Honesty does matter. Especially when you’re in charge of the nation’s finances and you’re deliberately talking down the UK economy, risking a bond market wobble, just to play political games.

Badenoch has her own motives, of course, so it’s worth hearing what independent economist Paul Johnson, former director of the respected Institute for Fiscal Studies, has to say.

He told The Times that Reeves’s November briefing, when she warned of income tax hikes, “probably was misleading”. He added: “It was designed to confirm a narrative that there was a fiscal hole that needed to be filled with significant tax rises. In fact, as she knew at the time, no such hole existed.”

Today, Reeves will set out her defence. And it’s so dishonest, it’s jaw-dropping.

The accusation is simple. Reeves justified Wednesday’s tax blitz by pretending the public finances were in a far worse state than they really were. After being told by the OBR she was on course for a £4.2billion surplus Treasury aides still briefed the Financial Times that she faced a “£20billion hit to public finances”.

She might even have got away with it, until the OBR itself called her out on Friday evening. Chair Richard Hughes broke with convention and revealed the forecasts his team had given Reeves over the previous 10 weeks. They’re normally kept secret, which shows just how angry he must have been.

Yesterday I set out a damning prosecution case against the Chancellor. Now we can see the shape of her defence.

Starmer and Reeves are claiming the £4.2billion surplus didn’t include the cost of the winter fuel U-turn, which blew £1.25billion, nor the extra £5billion needed after her retreat on welfare cuts, or the £3billion price tag of scrapping the two-child benefit cap. Combined, they left us £5billion in the red.

I have two things to say about that. First, all three costs have one thing in common. They were created by Reeves and Starmer, through dithering, weak leadership and political cowardice.

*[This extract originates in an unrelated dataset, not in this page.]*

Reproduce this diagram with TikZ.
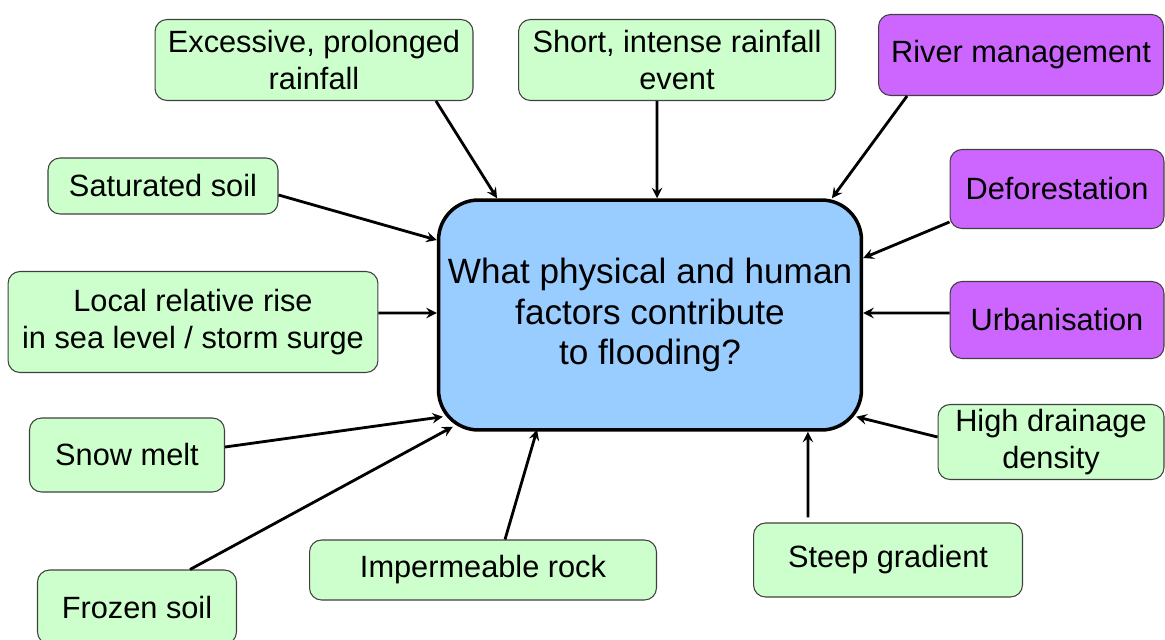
\documentclass[tikz,border=0pt]{standalone}
\usepackage{fontspec}
\setmainfont{Liberation Sans}
\usepackage{xcolor}
\usepackage{tikz}

\definecolor{factgreen}{RGB}{204,255,204}
\definecolor{factpurple}{RGB}{204,102,255}
\definecolor{qblue}{RGB}{153,204,255}

\begin{document}
\begin{tikzpicture}[x=0.02cm,y=-0.02cm,
  fact/.style={draw=black!75, line width=0.6pt, rounded corners=0.24cm, fill=factgreen,
    align=center, inner sep=0pt, font=\fontsize{17.5}{21}\selectfont},
  human/.style={fact, fill=factpurple},
  link/.style={->, >=stealth, line width=1.6pt}]
\useasboundingbox (0,0) rectangle (1165,639);

% central question
\node[draw, line width=2pt, rounded corners=0.8cm, fill=qblue, minimum width=8.46cm, minimum height=4.6cm,
  align=center, font=\fontsize{20}{23}\selectfont] (main) at (650,315)
  {What physical and human\\factors contribute\\to flooding?};

% physical factors
\node[fact, minimum width=6.36cm, minimum height=1.62cm] (exc) at (314,60) {Excessive, prolonged\\rainfall};
\node[fact, minimum width=6.34cm, minimum height=1.62cm] (short) at (677,60) {Short, intense rainfall\\event};
\node[fact, minimum width=4.6cm, minimum height=1.12cm] (sat) at (163,186) {Saturated soil};
\node[fact, minimum width=7.4cm, minimum height=2.02cm] (local) at (193,322) {Local relative rise\\in sea level / storm surge};
\node[fact, minimum width=3.9cm, minimum height=1.48cm] (snow) at (127,455) {Snow melt};
\node[fact, minimum width=3.98cm, minimum height=1.48cm] (frozen) at (137,607) {Frozen soil};
\node[fact, minimum width=6.94cm, minimum height=1.2cm] (imp) at (483,570) {Impermeable rock};
\node[fact, minimum width=5.38cm, minimum height=1.48cm] (steep) at (888,560) {Steep gradient};
\node[fact, minimum width=4.52cm, minimum height=1.5cm] (high) at (1051,442) {High drainage\\density};

% human factors
\node[human, minimum width=5.7cm, minimum height=1.62cm] (river) at (1021,55) {River management};
\node[human, minimum width=4.28cm, minimum height=1.58cm] (defo) at (1057,189) {Deforestation};
\node[human, minimum width=4.28cm, minimum height=1.54cm] (urban) at (1057,320) {Urbanisation};

% arrows
\draw[link] ([xshift=2.44cm]exc.south) -- ([xshift=-3.06cm]main.north);
\draw[link] ([xshift=-0.4cm]short.south) -- ([xshift=0.14cm]main.north);
\draw[link] ([xshift=-2.28cm]river.south) -- ([xshift=3.64cm]main.north);
\draw[link] ([yshift=-0.18cm]sat.east) -- ([yshift=1.5cm]main.west);
\draw[link] ([yshift=-0.66cm]defo.west) -- ([yshift=1.14cm]main.east);
\draw[link] ([yshift=0.18cm]local.east) -- ([yshift=0.04cm]main.west);
\draw[link] ([yshift=0.14cm]urban.west) -- ([yshift=0.04cm]main.east);
\draw[link] ([yshift=0.16cm]snow.east) -- ([xshift=0.12cm,yshift=0.3cm]main.south west);
\draw[link] ([xshift=1.06cm]frozen.north) -- ([xshift=0.32cm,yshift=0.1cm]main.south west);
\draw[link] ([xshift=0.44cm]imp.north) -- ([xshift=-2.26cm,yshift=0.04cm]main.south);
\draw[link] ([xshift=-1.6cm,yshift=0.1cm]steep.north) -- ([xshift=3.16cm]main.south);
\draw[link] ([yshift=0.1cm]high.west) -- ([xshift=-0.14cm,yshift=0.3cm]main.south east);
\end{tikzpicture}
\end{document}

Second, the jaw-dropping bit. A senior government source dismissed the whole affair as a “silly row brought about by people who can’t do maths”. Whoever that patronising git was, I’d like to hear them explain how a £5billion deficit somehow justified a brutal £26billion tax raid.

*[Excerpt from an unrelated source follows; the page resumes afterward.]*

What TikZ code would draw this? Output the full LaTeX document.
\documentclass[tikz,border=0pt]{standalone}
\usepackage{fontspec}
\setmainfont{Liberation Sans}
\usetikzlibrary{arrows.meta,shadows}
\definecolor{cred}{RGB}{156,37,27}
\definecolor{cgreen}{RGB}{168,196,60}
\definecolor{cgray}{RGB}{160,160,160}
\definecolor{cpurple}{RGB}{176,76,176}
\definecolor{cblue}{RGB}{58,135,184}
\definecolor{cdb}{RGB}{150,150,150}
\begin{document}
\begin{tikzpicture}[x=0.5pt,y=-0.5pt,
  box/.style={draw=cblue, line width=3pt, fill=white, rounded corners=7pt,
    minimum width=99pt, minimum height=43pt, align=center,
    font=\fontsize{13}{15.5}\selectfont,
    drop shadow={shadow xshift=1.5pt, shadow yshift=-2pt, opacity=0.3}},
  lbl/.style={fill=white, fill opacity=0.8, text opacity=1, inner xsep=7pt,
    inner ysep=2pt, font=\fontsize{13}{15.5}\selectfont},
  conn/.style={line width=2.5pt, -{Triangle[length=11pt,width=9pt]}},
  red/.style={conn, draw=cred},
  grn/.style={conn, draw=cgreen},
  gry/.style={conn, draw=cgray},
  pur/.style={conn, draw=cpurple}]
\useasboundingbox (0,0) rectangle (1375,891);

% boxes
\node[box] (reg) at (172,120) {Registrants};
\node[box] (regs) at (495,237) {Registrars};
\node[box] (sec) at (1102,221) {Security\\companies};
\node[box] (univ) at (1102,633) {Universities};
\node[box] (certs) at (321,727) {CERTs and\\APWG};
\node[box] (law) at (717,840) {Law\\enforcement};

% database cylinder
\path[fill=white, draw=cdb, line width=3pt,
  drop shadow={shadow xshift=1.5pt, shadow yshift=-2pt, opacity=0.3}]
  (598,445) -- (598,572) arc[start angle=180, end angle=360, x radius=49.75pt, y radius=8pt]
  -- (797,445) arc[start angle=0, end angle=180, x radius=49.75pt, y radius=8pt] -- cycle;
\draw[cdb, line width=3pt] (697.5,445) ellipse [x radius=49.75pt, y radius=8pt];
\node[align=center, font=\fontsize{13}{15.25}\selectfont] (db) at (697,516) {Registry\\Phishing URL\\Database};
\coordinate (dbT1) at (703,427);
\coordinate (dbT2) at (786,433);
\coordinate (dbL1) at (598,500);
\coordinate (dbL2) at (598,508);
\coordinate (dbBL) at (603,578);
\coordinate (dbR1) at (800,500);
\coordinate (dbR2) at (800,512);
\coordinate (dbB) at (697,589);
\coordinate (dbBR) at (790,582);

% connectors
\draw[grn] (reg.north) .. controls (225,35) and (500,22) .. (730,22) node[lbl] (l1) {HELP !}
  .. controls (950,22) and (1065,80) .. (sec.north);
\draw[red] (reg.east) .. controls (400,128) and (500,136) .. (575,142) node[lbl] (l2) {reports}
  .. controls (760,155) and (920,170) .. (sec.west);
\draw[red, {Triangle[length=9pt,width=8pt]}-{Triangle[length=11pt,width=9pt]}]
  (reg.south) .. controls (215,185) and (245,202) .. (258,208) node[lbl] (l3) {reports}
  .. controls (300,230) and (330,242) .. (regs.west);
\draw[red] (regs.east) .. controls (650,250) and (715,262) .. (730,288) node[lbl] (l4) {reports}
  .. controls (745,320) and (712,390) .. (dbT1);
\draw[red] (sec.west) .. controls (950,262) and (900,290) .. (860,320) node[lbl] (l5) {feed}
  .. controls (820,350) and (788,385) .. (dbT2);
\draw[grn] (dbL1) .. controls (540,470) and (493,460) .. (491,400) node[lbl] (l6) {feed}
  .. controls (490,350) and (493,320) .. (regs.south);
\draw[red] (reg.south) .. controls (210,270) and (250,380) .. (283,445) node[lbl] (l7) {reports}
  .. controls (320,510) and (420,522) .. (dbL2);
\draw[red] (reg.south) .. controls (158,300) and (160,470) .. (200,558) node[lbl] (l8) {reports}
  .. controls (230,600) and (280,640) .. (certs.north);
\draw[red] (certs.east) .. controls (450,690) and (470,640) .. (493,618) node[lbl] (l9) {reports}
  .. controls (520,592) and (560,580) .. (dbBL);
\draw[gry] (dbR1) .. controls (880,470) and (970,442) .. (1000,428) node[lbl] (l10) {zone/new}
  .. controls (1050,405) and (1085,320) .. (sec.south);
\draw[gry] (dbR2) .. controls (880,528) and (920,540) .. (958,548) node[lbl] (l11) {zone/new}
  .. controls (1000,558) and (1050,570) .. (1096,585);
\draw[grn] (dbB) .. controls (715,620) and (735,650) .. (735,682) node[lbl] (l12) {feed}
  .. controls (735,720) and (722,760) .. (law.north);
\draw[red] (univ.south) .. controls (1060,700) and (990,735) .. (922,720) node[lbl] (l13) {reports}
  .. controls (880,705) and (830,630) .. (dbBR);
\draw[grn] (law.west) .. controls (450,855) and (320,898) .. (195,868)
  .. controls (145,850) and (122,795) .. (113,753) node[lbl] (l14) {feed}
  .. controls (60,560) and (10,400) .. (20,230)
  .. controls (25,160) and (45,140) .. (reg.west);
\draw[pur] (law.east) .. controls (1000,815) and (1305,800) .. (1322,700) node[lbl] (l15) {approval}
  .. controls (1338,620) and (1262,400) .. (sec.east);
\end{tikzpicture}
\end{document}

This has nothing to do with maths. It’s pure politics. Reeves wanted to extract more from taxpayers to reward Labour’s client groups: backbench MPs, unions, the public sector and benefits claimants. And she was willing to “lie” or “mislead”, whichever you prefer, to do it.

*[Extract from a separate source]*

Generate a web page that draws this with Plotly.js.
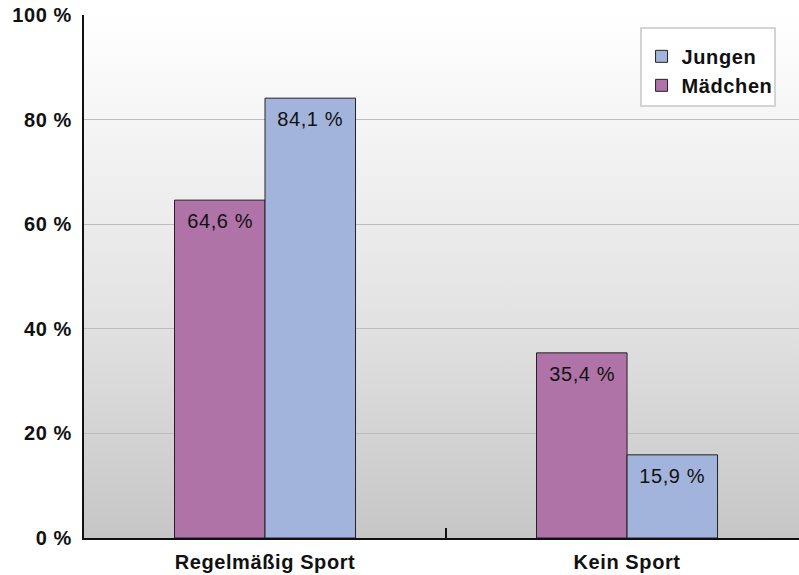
<!DOCTYPE html>
<html><head><meta charset="utf-8">
<script src="https://cdn.plot.ly/plotly-3.0.1.min.js"></script>
<style>
body{margin:0;padding:0;background:#fff;}
#wrap{position:relative;width:799px;height:575px;}
#bg{position:absolute;left:84px;top:15px;width:715px;height:523px;background:linear-gradient(to bottom,#ffffff 0%,#e4e4e4 55%,#c6c6c6 100%);}
#chart{position:absolute;left:0;top:0;width:799px;height:575px;}
#chart text{letter-spacing:0.6px;}
</style></head>
<body>
<div id="wrap"><div id="bg"></div><div id="chart"></div></div>
<script>
const categories = ["Regelmäßig Sport", "Kein Sport"];
const maedchen = [64.6, 35.4];
const jungen = [84.1, 15.9];
const yTicks = [0, 20, 40, 60, 80, 100];
const yTickText = ["0 %", "20 %", "40 %", "60 %", "80 %", "100 %"];

const font = "Liberation Sans, Arial, sans-serif";
const fmt = v => v.toFixed(1).replace('.', ',') + ' %';

const traces = [
  {type:'bar', name:'Mädchen', x:categories, y:maedchen,
   marker:{color:'#b073a8', line:{color:'#222', width:1}}, hoverinfo:'none'},
  {type:'bar', name:'Jungen', x:categories, y:jungen,
   marker:{color:'#a3b4dc', line:{color:'#222', width:1}}, hoverinfo:'none'}
];

const annotations = [];
categories.forEach((c, i) => {
  annotations.push({x:c, y:maedchen[i], xref:'x', yref:'y', text:fmt(maedchen[i]),
    showarrow:false, xshift:-45, yshift:-21, font:{family:font, size:20, color:'#111'}});
  annotations.push({x:c, y:jungen[i], xref:'x', yref:'y', text:fmt(jungen[i]),
    showarrow:false, xshift:45, yshift:-21, font:{family:font, size:20, color:'#111'}});
});

const layout = {
  width:799, height:575,
  margin:{l:84, r:0, t:15, b:37},
  paper_bgcolor:'rgba(0,0,0,0)', plot_bgcolor:'rgba(0,0,0,0)',
  barmode:'group', bargap:0.5, bargroupgap:0,
  showlegend:true,
  annotations: annotations,
  legend:{x:0.777, y:0.977, xanchor:'left', yanchor:'top', traceorder:'reversed',
    bgcolor:'#ffffff', bordercolor:'#d4d4d4', borderwidth:2,
    font:{family:font, size:20, color:'#111', weight:'bold'},
    title:{text:' ', font:{size:6}},
    entrywidth:128,
    itemwidth:30, tracegroupgap:0},
  xaxis:{type:'category', range:[-0.5, 1.475], tickson:'boundaries',
    ticks:'inside', ticklen:10, tickwidth:2, tickcolor:'#111',
    showline:true, linecolor:'#111', linewidth:2, showgrid:false,
    ticklabelstandoff:5,
    tickfont:{family:font, size:20, color:'#111', weight:'bold'}, fixedrange:true},
  yaxis:{range:[0,100], tickvals:yTicks, ticktext:yTickText, ticks:'',
    showline:true, linecolor:'#111', linewidth:2, ticklabelstandoff:6,
    showgrid:true, gridcolor:'#bdbdbd', gridwidth:1, zeroline:false,
    tickfont:{family:font, size:20, color:'#111', weight:'bold'}, fixedrange:true}
};
Plotly.newPlot('chart', traces, layout, {displayModeBar:false, staticPlot:true});
</script>
</body></html>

Yet Downing Street insists there was “no attempt to deceive in any form”. Another porkie, this time signed off in No 10, as so many have been before. No shock there. Starmer and Reeves are close allies, united in their belief that voters will swallow whatever falsehoods they serve up.

Governments have spun and lied before, but rarely so consistently, and so clumsily.

Reeves will survive this, I think. Her loose relationship with the truth has carried her this far, and it’ll carry her a little further.

Eventually it’ll bring her crashing down though. Sadly, we’ll have to wait for that cathartic moment. But it will come. Voters will only swallow so much.